Doll Festivals

Does your family have special dolls that decorate the shelves or mantel? In Japan, people display special sets of dolls every year on March 3 and May 5. These are doll festival days. The one on March 3 is the Girls’ Festival, and the one on May 5 is the Boys’ Festival.

During these celebrations, families display dolls that have been handed down for generations. Through the dolls, the children learn about their country’s culture, history, and outstanding men and women.

This festival had its origin about 1,000 years ago in the Heian Period (794-1192). It is a traditional custom to display ceremonial dolls on tiers of shelves covered with scarlet carpet. These dolls are dressed in the fashion of the people of the ancient court. The Emperor and Empress are placed on the upper-most tier, followed by the ladies in waiting and ministers.
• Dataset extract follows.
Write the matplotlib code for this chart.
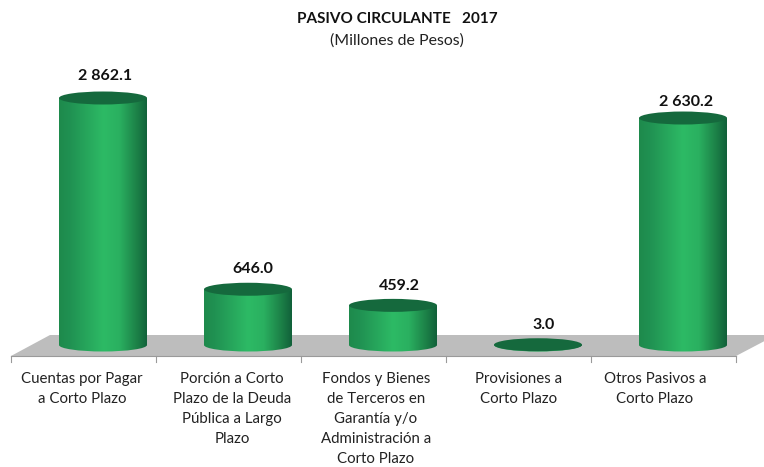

Starting weeks before the festival, families display the dolls on a tiered stand called a hinadan that is covered with red cloth.

The stand may have 5 or 7 tiers, with the the top tier reserved for the Emperor and Empress, followed by guardians, musicians, and servants.

The display also includes small meal dishes, small furniture pieces like chests and stands, and fresh peach blossoms.

There is a superstition about hina dolls. If a girl does not put away the dolls quickly after the Hina Festival, then she will not get married for a long time.